(Input data):
■ ■ ■ ■
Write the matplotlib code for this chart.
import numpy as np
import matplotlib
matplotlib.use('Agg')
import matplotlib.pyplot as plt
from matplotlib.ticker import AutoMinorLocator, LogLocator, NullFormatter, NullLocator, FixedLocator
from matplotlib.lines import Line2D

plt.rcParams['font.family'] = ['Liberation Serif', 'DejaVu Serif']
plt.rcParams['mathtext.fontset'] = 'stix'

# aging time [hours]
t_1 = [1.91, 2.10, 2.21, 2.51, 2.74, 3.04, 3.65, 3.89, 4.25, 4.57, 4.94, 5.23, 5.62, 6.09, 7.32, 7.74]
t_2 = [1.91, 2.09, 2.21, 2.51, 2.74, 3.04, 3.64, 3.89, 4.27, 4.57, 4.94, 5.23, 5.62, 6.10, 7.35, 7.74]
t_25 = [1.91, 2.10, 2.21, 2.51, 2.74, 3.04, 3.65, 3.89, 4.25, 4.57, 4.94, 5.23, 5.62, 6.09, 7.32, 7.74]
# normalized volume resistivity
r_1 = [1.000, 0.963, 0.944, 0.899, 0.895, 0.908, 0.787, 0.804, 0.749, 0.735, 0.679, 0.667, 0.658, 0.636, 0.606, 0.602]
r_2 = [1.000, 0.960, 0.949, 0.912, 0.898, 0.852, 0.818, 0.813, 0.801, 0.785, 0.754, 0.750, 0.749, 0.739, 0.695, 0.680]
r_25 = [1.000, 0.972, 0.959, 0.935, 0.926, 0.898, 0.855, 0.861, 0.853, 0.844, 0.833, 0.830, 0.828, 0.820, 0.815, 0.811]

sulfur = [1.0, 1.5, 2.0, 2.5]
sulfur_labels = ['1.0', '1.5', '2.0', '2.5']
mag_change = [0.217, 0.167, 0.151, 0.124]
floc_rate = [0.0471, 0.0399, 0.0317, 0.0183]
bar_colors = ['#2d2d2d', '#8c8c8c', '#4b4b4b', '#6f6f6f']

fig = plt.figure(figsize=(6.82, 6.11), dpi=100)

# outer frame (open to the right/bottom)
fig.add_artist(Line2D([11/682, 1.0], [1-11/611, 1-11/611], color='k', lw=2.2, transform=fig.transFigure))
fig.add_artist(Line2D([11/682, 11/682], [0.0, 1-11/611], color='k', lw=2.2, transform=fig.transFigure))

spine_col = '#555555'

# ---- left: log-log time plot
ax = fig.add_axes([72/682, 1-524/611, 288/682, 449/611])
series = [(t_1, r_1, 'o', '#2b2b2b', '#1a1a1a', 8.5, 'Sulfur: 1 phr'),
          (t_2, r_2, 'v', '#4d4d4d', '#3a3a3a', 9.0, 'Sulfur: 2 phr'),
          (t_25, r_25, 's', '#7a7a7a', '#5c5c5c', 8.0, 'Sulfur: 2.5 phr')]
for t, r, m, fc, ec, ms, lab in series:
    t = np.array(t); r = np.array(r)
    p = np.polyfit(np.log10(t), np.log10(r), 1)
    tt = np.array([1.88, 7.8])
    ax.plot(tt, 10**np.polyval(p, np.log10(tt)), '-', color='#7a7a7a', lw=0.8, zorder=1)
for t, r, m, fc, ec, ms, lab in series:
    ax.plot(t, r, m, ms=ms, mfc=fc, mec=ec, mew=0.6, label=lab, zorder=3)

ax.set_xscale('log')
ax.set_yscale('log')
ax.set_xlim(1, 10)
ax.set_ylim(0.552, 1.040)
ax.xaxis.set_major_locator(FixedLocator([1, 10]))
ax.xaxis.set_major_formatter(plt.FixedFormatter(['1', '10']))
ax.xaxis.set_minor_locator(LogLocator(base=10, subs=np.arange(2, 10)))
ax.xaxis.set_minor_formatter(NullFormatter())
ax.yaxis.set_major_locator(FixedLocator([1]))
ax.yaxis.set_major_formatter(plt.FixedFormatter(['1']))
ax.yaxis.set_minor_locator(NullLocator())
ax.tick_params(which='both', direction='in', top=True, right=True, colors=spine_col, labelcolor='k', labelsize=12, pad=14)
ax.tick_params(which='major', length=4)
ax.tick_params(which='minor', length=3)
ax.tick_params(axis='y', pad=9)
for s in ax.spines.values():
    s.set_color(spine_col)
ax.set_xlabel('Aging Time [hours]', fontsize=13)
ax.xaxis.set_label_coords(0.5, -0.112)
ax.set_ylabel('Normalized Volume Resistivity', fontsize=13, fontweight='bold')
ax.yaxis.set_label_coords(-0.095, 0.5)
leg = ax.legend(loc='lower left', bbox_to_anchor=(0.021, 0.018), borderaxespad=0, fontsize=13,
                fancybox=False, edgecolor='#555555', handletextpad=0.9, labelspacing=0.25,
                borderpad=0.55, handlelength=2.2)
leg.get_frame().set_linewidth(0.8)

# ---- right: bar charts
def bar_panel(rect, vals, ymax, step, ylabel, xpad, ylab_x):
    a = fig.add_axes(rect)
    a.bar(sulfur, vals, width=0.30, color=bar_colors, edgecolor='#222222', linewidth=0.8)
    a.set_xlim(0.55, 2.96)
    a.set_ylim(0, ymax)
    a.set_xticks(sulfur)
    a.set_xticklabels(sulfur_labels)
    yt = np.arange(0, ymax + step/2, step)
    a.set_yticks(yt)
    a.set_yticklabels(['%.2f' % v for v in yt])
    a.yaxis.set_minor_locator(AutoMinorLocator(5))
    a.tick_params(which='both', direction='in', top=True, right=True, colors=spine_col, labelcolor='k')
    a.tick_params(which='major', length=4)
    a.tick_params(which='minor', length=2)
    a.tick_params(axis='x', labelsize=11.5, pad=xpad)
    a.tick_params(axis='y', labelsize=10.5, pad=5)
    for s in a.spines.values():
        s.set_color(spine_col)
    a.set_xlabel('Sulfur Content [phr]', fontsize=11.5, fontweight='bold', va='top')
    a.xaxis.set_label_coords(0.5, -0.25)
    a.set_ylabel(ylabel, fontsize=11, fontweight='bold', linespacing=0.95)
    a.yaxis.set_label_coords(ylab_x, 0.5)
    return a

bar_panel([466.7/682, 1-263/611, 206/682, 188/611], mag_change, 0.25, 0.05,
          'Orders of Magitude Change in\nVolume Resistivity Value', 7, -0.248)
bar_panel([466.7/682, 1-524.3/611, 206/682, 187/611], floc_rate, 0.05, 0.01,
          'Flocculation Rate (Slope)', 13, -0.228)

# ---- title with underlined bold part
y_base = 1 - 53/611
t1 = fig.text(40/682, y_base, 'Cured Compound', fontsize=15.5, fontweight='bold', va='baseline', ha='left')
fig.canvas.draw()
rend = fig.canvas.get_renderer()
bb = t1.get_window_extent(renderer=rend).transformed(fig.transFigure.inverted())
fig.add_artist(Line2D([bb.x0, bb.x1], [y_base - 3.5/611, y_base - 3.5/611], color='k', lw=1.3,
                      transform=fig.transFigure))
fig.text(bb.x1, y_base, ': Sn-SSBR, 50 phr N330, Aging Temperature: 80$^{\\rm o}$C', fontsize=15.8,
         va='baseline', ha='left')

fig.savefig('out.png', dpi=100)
■ ■ ■ ■
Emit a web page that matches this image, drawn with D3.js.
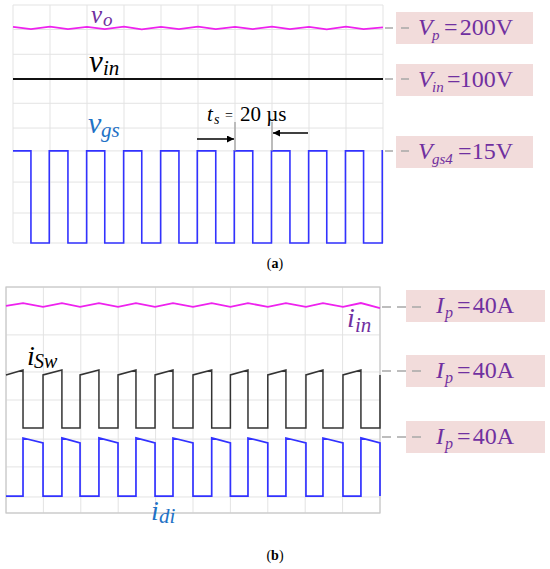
■ ■ ■ ■
(Exercise requirements):
Nothing beyond the lines starting at the line containing "Write the matplotlib code for this chart." and ending at the line containing "plt.rcParams['mathtext.fontset'] = 'stix'" is to be reproduced; reproduce those lines exactly, both ends included.

(The output):
Write the matplotlib code for this chart.
import numpy as np
import matplotlib
matplotlib.use('Agg')
import matplotlib.pyplot as plt
from matplotlib.ticker import AutoMinorLocator, LogLocator, NullFormatter, NullLocator, FixedLocator
from matplotlib.lines import Line2D

plt.rcParams['font.family'] = ['Liberation Serif', 'DejaVu Serif']
plt.rcParams['mathtext.fontset'] = 'stix'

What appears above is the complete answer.